Werner Peters | Di., 27. August 2019 - 17:55

Der Kommentar trifft den Nagel auf den Kopf. Von Trump über Putin Macron und Merkel excellent analysiert. D nur noch in der Rolle des moralisierenden Zuschauers ohne jeden weltpolitischen Einfluss.

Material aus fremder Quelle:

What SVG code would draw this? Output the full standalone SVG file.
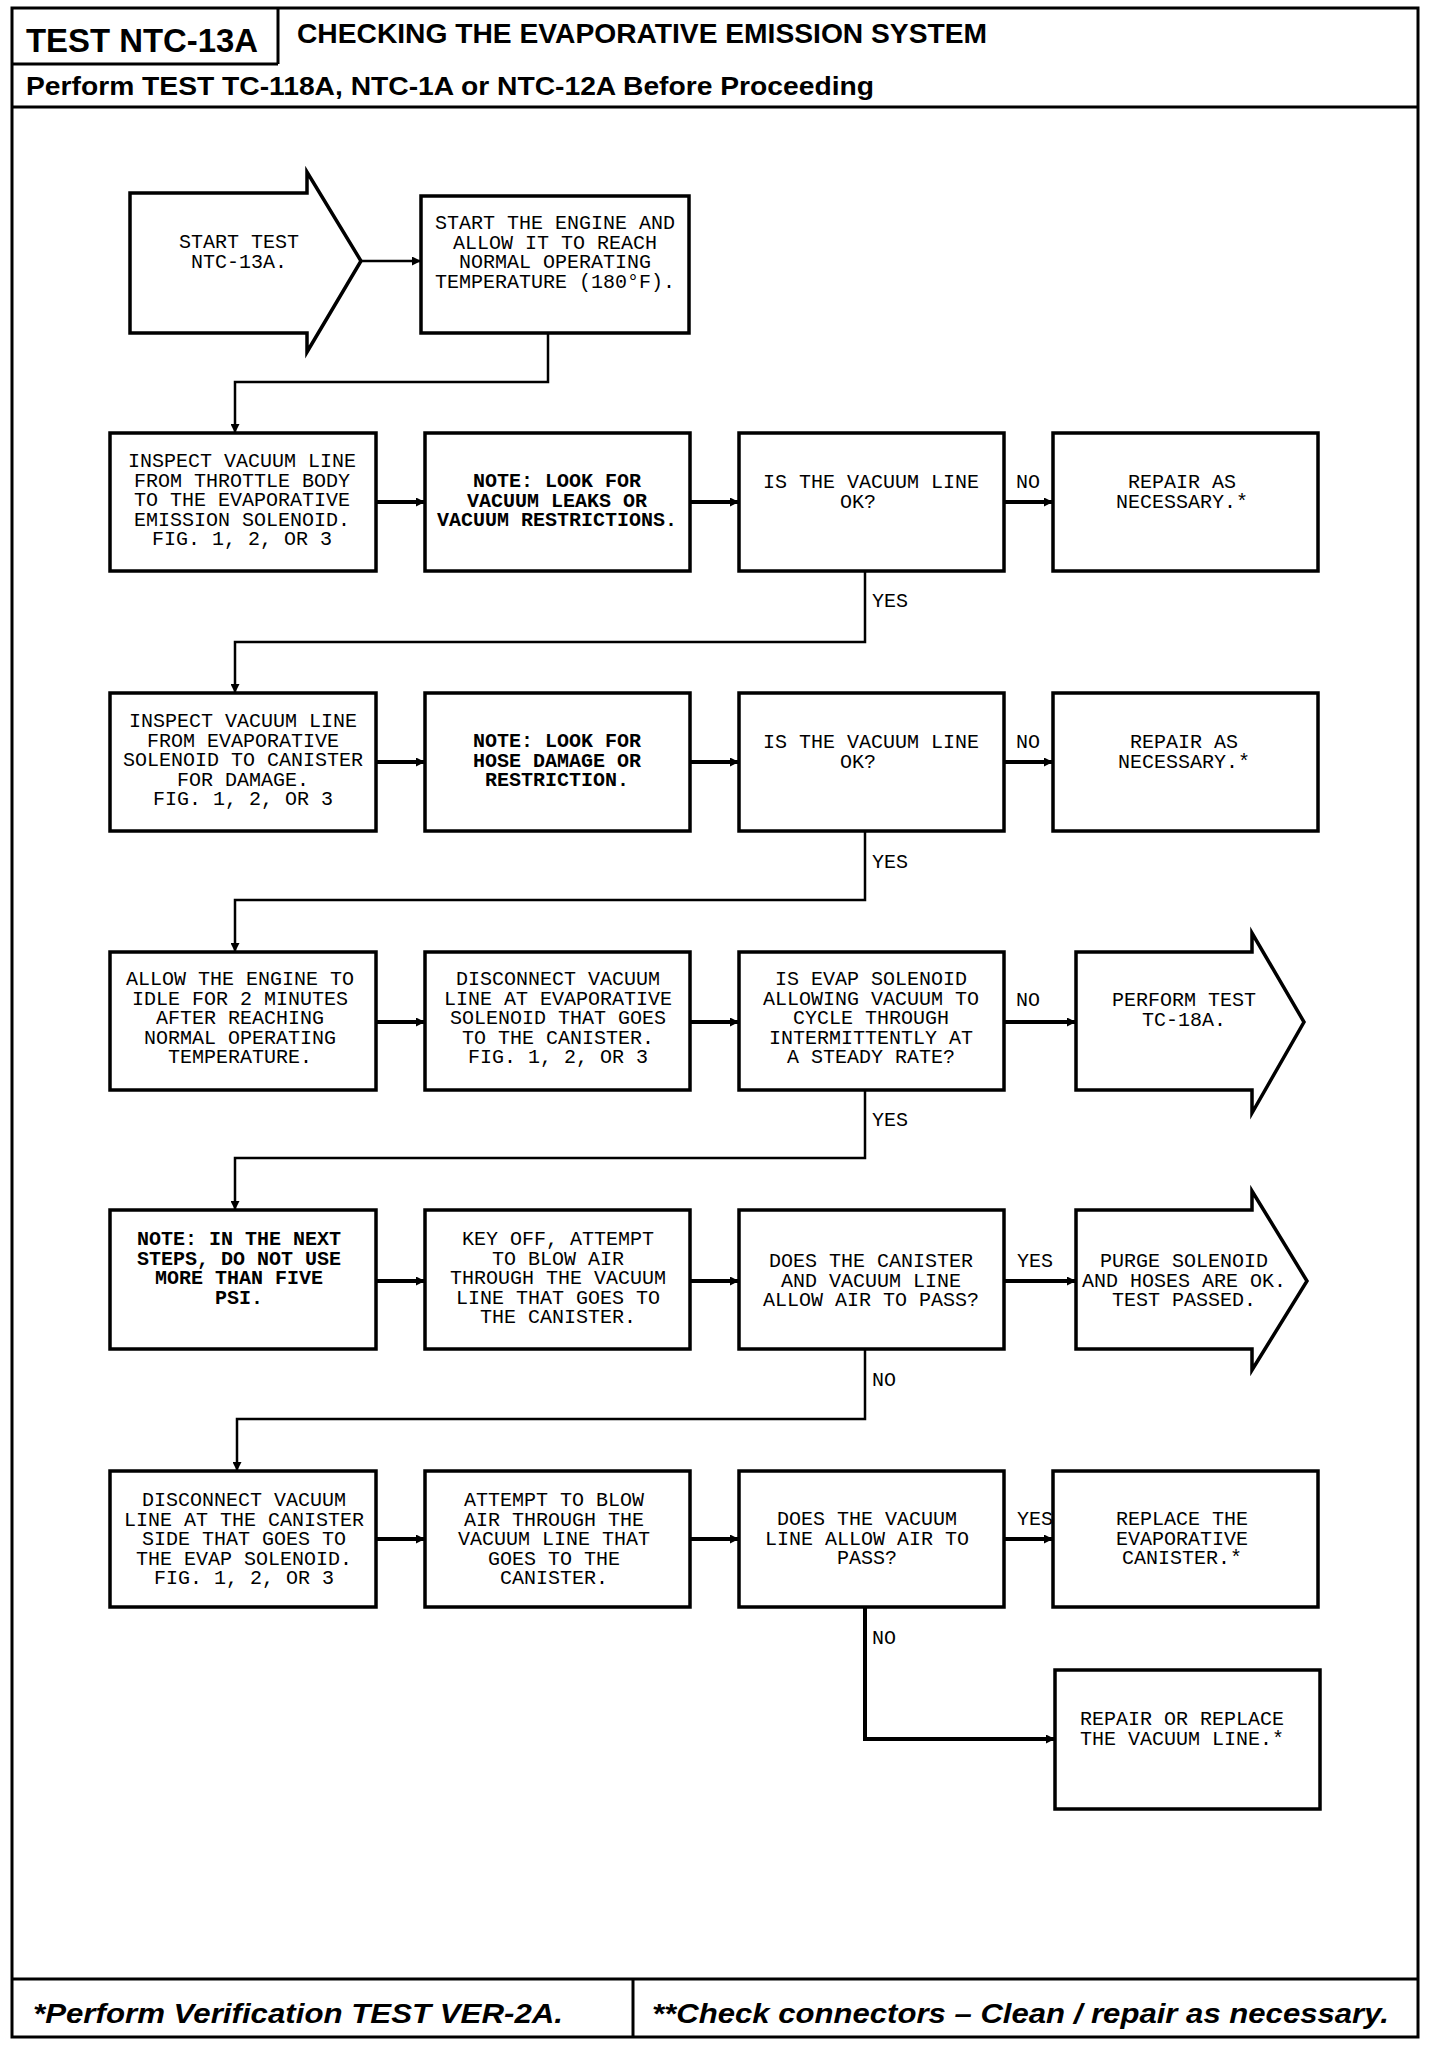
<svg xmlns="http://www.w3.org/2000/svg" width="1440" height="2046" viewBox="0 0 1440 2046">
<style>
.frame{fill:none;stroke:#000;stroke-width:3}
.box{fill:#fff;stroke:#000;stroke-width:3.5}
.conn{fill:none;stroke:#000;stroke-width:2.5}
.harr{fill:none;stroke:#000;stroke-width:4}
.t{font-family:"Liberation Mono","DejaVu Sans Mono",monospace;font-size:20px;text-anchor:middle;fill:#000}
.tb{font-weight:bold}
.lbl{font-family:"Liberation Mono","DejaVu Sans Mono",monospace;font-size:20px;fill:#000}
.hd{font-family:"Liberation Sans",Arial,sans-serif;font-weight:bold;fill:#000}
.ft{font-family:"Liberation Sans",Arial,sans-serif;font-weight:bold;font-style:italic;font-size:28px;fill:#000}
</style>
<defs>
<marker id="ah" viewBox="0 0 10 10" refX="10" refY="5" markerWidth="9" markerHeight="9" markerUnits="userSpaceOnUse" orient="auto">
<path d="M0,0 L10,5 L0,10 z" fill="#000"/>
</marker>
</defs>
<rect width="1440" height="2046" fill="#fff"/>
<g id="frame">
<rect class="frame" x="12" y="8" width="1406" height="2029"/>
<line class="frame" x1="278" y1="8" x2="278" y2="64"/>
<line class="frame" x1="12" y1="64" x2="278" y2="64"/>
<line class="frame" x1="12" y1="107" x2="1418" y2="107"/>
<line class="frame" x1="12" y1="1979" x2="1418" y2="1979"/>
<line class="frame" x1="633" y1="1979" x2="633" y2="2037"/>
<text class="hd" x="26" y="52" font-size="33" textLength="232" lengthAdjust="spacingAndGlyphs">TEST NTC-13A</text>
<text class="hd" x="297" y="43" font-size="27" textLength="690" lengthAdjust="spacingAndGlyphs">CHECKING THE EVAPORATIVE EMISSION SYSTEM</text>
<text class="hd" x="26" y="95" font-size="26" textLength="848" lengthAdjust="spacingAndGlyphs">Perform TEST TC-118A, NTC-1A or NTC-12A Before Proceeding</text>
<text class="ft" x="33" y="2023" textLength="530" lengthAdjust="spacingAndGlyphs">*Perform Verification TEST VER-2A.</text>
<text class="ft" x="652" y="2023" textLength="737" lengthAdjust="spacingAndGlyphs">**Check connectors – Clean / repair as necessary.</text>
</g>

<g id="connectors">
<line class="conn" x1="361" y1="261" x2="421" y2="261" marker-end="url(#ah)"/>
<polyline class="conn" points="548,333 548,382 235,382 235,433" marker-end="url(#ah)"/>
<!-- row 2 -->
<line class="harr" x1="376" y1="502" x2="425" y2="502" marker-end="url(#ah)"/>
<line class="harr" x1="690" y1="502" x2="739" y2="502" marker-end="url(#ah)"/>
<line class="harr" x1="1004" y1="502" x2="1053" y2="502" marker-end="url(#ah)"/>
<polyline class="conn" points="865,571 865,642 235,642 235,693" marker-end="url(#ah)"/>
<!-- row 3 -->
<line class="harr" x1="376" y1="762" x2="425" y2="762" marker-end="url(#ah)"/>
<line class="harr" x1="690" y1="762" x2="739" y2="762" marker-end="url(#ah)"/>
<line class="harr" x1="1004" y1="762" x2="1053" y2="762" marker-end="url(#ah)"/>
<polyline class="conn" points="865,831 865,900 235,900 235,952" marker-end="url(#ah)"/>
<!-- row 4 -->
<line class="harr" x1="376" y1="1022" x2="425" y2="1022" marker-end="url(#ah)"/>
<line class="harr" x1="690" y1="1022" x2="739" y2="1022" marker-end="url(#ah)"/>
<line class="harr" x1="1004" y1="1022" x2="1076" y2="1022" marker-end="url(#ah)"/>
<polyline class="conn" points="865,1090 865,1158 235,1158 235,1210" marker-end="url(#ah)"/>
<!-- row 5 -->
<line class="harr" x1="376" y1="1281" x2="425" y2="1281" marker-end="url(#ah)"/>
<line class="harr" x1="690" y1="1281" x2="739" y2="1281" marker-end="url(#ah)"/>
<line class="harr" x1="1004" y1="1281" x2="1076" y2="1281" marker-end="url(#ah)"/>
<polyline class="conn" points="865,1349 865,1419 237,1419 237,1471" marker-end="url(#ah)"/>
<!-- row 6 -->
<line class="harr" x1="376" y1="1539" x2="425" y2="1539" marker-end="url(#ah)"/>
<line class="harr" x1="690" y1="1539" x2="739" y2="1539" marker-end="url(#ah)"/>
<line class="harr" x1="1004" y1="1539" x2="1053" y2="1539" marker-end="url(#ah)"/>
<polyline class="harr" points="865,1607 865,1739 1055,1739" marker-end="url(#ah)"/>
<!-- labels -->
<text class="lbl" x="872" y="607">YES</text>
<text class="lbl" x="872" y="868">YES</text>
<text class="lbl" x="872" y="1126">YES</text>
<text class="lbl" x="872" y="1386">NO</text>
<text class="lbl" x="872" y="1644">NO</text>
<text class="lbl" x="1016" y="488">NO</text>
<text class="lbl" x="1016" y="748">NO</text>
<text class="lbl" x="1016" y="1006">NO</text>
<text class="lbl" x="1017" y="1267">YES</text>
<text class="lbl" x="1017" y="1525">YES</text>
</g>

<g id="start">
<polygon class="box" points="130,193 307,193 307,172 361,261 307,352 307,333 130,333"/>
<text class="t" x="239" y="248">START TEST<tspan x="239" dy="19.6">NTC-13A.</tspan></text>
</g>
<g id="warmup">
<rect class="box" x="421" y="196" width="268" height="137"/>
<text class="t" x="555" y="229">START THE ENGINE AND<tspan x="555" dy="19.6">ALLOW IT TO REACH</tspan><tspan x="555" dy="19.6">NORMAL OPERATING</tspan><tspan x="555" dy="19.6">TEMPERATURE (180°F).</tspan></text>
</g>

<!-- row 2 -->
<g id="inspect1">
<rect class="box" x="110" y="433" width="266" height="138"/>
<text class="t" x="242" y="467">INSPECT VACUUM LINE<tspan x="242" dy="19.6">FROM THROTTLE BODY</tspan><tspan x="242" dy="19.6">TO THE EVAPORATIVE</tspan><tspan x="242" dy="19.6">EMISSION SOLENOID.</tspan><tspan x="242" dy="19.6">FIG. 1, 2, OR 3</tspan></text>
</g>
<g id="note1">
<rect class="box" x="425" y="433" width="265" height="138"/>
<text class="t tb" x="557" y="487">NOTE: LOOK FOR<tspan x="557" dy="19.6">VACUUM LEAKS OR</tspan><tspan x="557" dy="19.6">VACUUM RESTRICTIONS.</tspan></text>
</g>
<g id="q1">
<rect class="box" x="739" y="433" width="265" height="138"/>
<text class="t" x="871" y="488">IS THE VACUUM LINE<tspan x="858" dy="19.6">OK?</tspan></text>
</g>
<g id="repair1">
<rect class="box" x="1053" y="433" width="265" height="138"/>
<text class="t" x="1182" y="488">REPAIR AS<tspan x="1182" dy="19.6">NECESSARY.*</tspan></text>
</g>

<!-- row 3 -->
<g id="inspect2">
<rect class="box" x="110" y="693" width="266" height="138"/>
<text class="t" x="243" y="727">INSPECT VACUUM LINE<tspan x="243" dy="19.6">FROM EVAPORATIVE</tspan><tspan x="243" dy="19.6">SOLENOID TO CANISTER</tspan><tspan x="243" dy="19.6">FOR DAMAGE.</tspan><tspan x="243" dy="19.6">FIG. 1, 2, OR 3</tspan></text>
</g>
<g id="note2">
<rect class="box" x="425" y="693" width="265" height="138"/>
<text class="t tb" x="557" y="747">NOTE: LOOK FOR<tspan x="557" dy="19.6">HOSE DAMAGE OR</tspan><tspan x="557" dy="19.6">RESTRICTION.</tspan></text>
</g>
<g id="q2">
<rect class="box" x="739" y="693" width="265" height="138"/>
<text class="t" x="871" y="748">IS THE VACUUM LINE<tspan x="858" dy="19.6">OK?</tspan></text>
</g>
<g id="repair2">
<rect class="box" x="1053" y="693" width="265" height="138"/>
<text class="t" x="1184" y="748">REPAIR AS<tspan x="1184" dy="19.6">NECESSARY.*</tspan></text>
</g>

<!-- row 4 -->
<g id="idle">
<rect class="box" x="110" y="952" width="266" height="138"/>
<text class="t" x="240" y="985">ALLOW THE ENGINE TO<tspan x="240" dy="19.6">IDLE FOR 2 MINUTES</tspan><tspan x="240" dy="19.6">AFTER REACHING</tspan><tspan x="240" dy="19.6">NORMAL OPERATING</tspan><tspan x="240" dy="19.6">TEMPERATURE.</tspan></text>
</g>
<g id="disconnect1">
<rect class="box" x="425" y="952" width="265" height="138"/>
<text class="t" x="558" y="985">DISCONNECT VACUUM<tspan x="558" dy="19.6">LINE AT EVAPORATIVE</tspan><tspan x="558" dy="19.6">SOLENOID THAT GOES</tspan><tspan x="558" dy="19.6">TO THE CANISTER.</tspan><tspan x="558" dy="19.6">FIG. 1, 2, OR 3</tspan></text>
</g>
<g id="q3">
<rect class="box" x="739" y="952" width="265" height="138"/>
<text class="t" x="871" y="985">IS EVAP SOLENOID<tspan x="871" dy="19.6">ALLOWING VACUUM TO</tspan><tspan x="871" dy="19.6">CYCLE THROUGH</tspan><tspan x="871" dy="19.6">INTERMITTENTLY AT</tspan><tspan x="871" dy="19.6">A STEADY RATE?</tspan></text>
</g>
<g id="tc18a">
<polygon class="box" points="1076,952 1252,952 1252,933 1304,1022 1252,1113 1252,1090 1076,1090"/>
<text class="t" x="1184" y="1006">PERFORM TEST<tspan x="1184" dy="19.6">TC-18A.</tspan></text>
</g>

<!-- row 5 -->
<g id="note3">
<rect class="box" x="110" y="1210" width="266" height="139"/>
<text class="t tb" x="239" y="1245">NOTE: IN THE NEXT<tspan x="239" dy="19.6">STEPS, DO NOT USE</tspan><tspan x="239" dy="19.6">MORE THAN FIVE</tspan><tspan x="239" dy="19.6">PSI.</tspan></text>
</g>
<g id="blow1">
<rect class="box" x="425" y="1210" width="265" height="139"/>
<text class="t" x="558" y="1245">KEY OFF, ATTEMPT<tspan x="558" dy="19.6">TO BLOW AIR</tspan><tspan x="558" dy="19.6">THROUGH THE VACUUM</tspan><tspan x="558" dy="19.6">LINE THAT GOES TO</tspan><tspan x="558" dy="19.6">THE CANISTER.</tspan></text>
</g>
<g id="q4">
<rect class="box" x="739" y="1210" width="265" height="139"/>
<text class="t" x="871" y="1267">DOES THE CANISTER<tspan x="871" dy="19.6">AND VACUUM LINE</tspan><tspan x="871" dy="19.6">ALLOW AIR TO PASS?</tspan></text>
</g>
<g id="passed">
<polygon class="box" points="1076,1210 1252,1210 1252,1191 1307,1281 1252,1370 1252,1349 1076,1349"/>
<text class="t" x="1184" y="1267">PURGE SOLENOID<tspan x="1184" dy="19.6">AND HOSES ARE OK.</tspan><tspan x="1184" dy="19.6">TEST PASSED.</tspan></text>
</g>

<!-- row 6 -->
<g id="disconnect2">
<rect class="box" x="110" y="1471" width="266" height="136"/>
<text class="t" x="244" y="1506">DISCONNECT VACUUM<tspan x="244" dy="19.6">LINE AT THE CANISTER</tspan><tspan x="244" dy="19.6">SIDE THAT GOES TO</tspan><tspan x="244" dy="19.6">THE EVAP SOLENOID.</tspan><tspan x="244" dy="19.6">FIG. 1, 2, OR 3</tspan></text>
</g>
<g id="blow2">
<rect class="box" x="425" y="1471" width="265" height="136"/>
<text class="t" x="554" y="1506">ATTEMPT TO BLOW<tspan x="554" dy="19.6">AIR THROUGH THE</tspan><tspan x="554" dy="19.6">VACUUM LINE THAT</tspan><tspan x="554" dy="19.6">GOES TO THE</tspan><tspan x="554" dy="19.6">CANISTER.</tspan></text>
</g>
<g id="q5">
<rect class="box" x="739" y="1471" width="265" height="136"/>
<text class="t" x="867" y="1525">DOES THE VACUUM<tspan x="867" dy="19.6">LINE ALLOW AIR TO</tspan><tspan x="867" dy="19.6">PASS?</tspan></text>
</g>
<g id="replace">
<rect class="box" x="1053" y="1471" width="265" height="136"/>
<text class="t" x="1182" y="1525">REPLACE THE<tspan x="1182" dy="19.6">EVAPORATIVE</tspan><tspan x="1182" dy="19.6">CANISTER.*</tspan></text>
</g>

<!-- row 7 -->
<g id="repairline">
<rect class="box" x="1055" y="1670" width="265" height="139"/>
<text class="t" x="1182" y="1725">REPAIR OR REPLACE<tspan x="1182" dy="19.6">THE VACUUM LINE.*</tspan></text>
</g>
</svg>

Aber es gibt immer noch deutsche Medien, die von der "mächtigsten Frau der Welt" schwadronieren.

Juliana Keppelen | Mi., 28. August 2019 - 16:25

Antwort auf von Werner Peters

die von der "mächtigsten Frau der Welt" schwadronieren.
Ja die gibt es immer noch die von "Kaiserin's neuen Kleidern" gar nicht genug kriegen können und noch gar nicht gemerkt haben, dass die Zeit nicht stehen geblieben ist.

Susanne Dorn | Di., 27. August 2019 - 20:19

...in der heutigen schwierigen Zeit, durch unablässiges Eigenlob Euphorie beim jeweiligen Volk erzeugen zu können.

In Krisenzeiten offenbaren sich die unübersehbaren Qualifikationsdefizite der Politikerkaste!

Yvonne Pfeiffer | Mi., 28. August 2019 - 10:34

Ich denke die Kosten für den Gipfel ( Folgen für die Umwelt, durch Kerosin-Verpestung, mal aussen vor ) dürften um ein vielfaches Höher gewesen sein, als die Spende von 20 Mio. für die Rettung des Regenwaldes. Und an die Statistenrolle werden wir uns gewöhnen müssen, weltweit nimmt Deutschland keiner mehr ernst. Und die Einladung des iranischen Außenministers durch Macron - blinder und durchschaubarer Aktionismus, für wie blöde hält er eigentlich den EU Bürger.

Christoph Kuhlmann | Mi., 28. August 2019 - 10:41

keine Verantwortung für die Weltpolitik übernehmen. Die Mehrheit der Bundesbürger ist nicht in der Lage proaktives, politisches Handeln nachzuvollziehen. Mit Leuten wie Merkel und Maas, die beide in einer linksliberalen Blase mit ausgeprägten, ideologischen Scheuklappen gefangen sind, ist außer wirkungslosen moralischen Appellen nichts zu erwarten. Merkel hat Deutschland in Europa weitgehend isoliert mit ihrer Flüchtlingspolitik und erwartet auch von anderen Ländern, dass sie ihre nationalen Interessen zugunsten nebulöser europäischer Werte vernachlässigen. Das wird von großen Teilen des Auslands einfach für dumm gehalten. Insofern hat sich Deutschland als Führungsmacht nachhaltig disqualifiziert.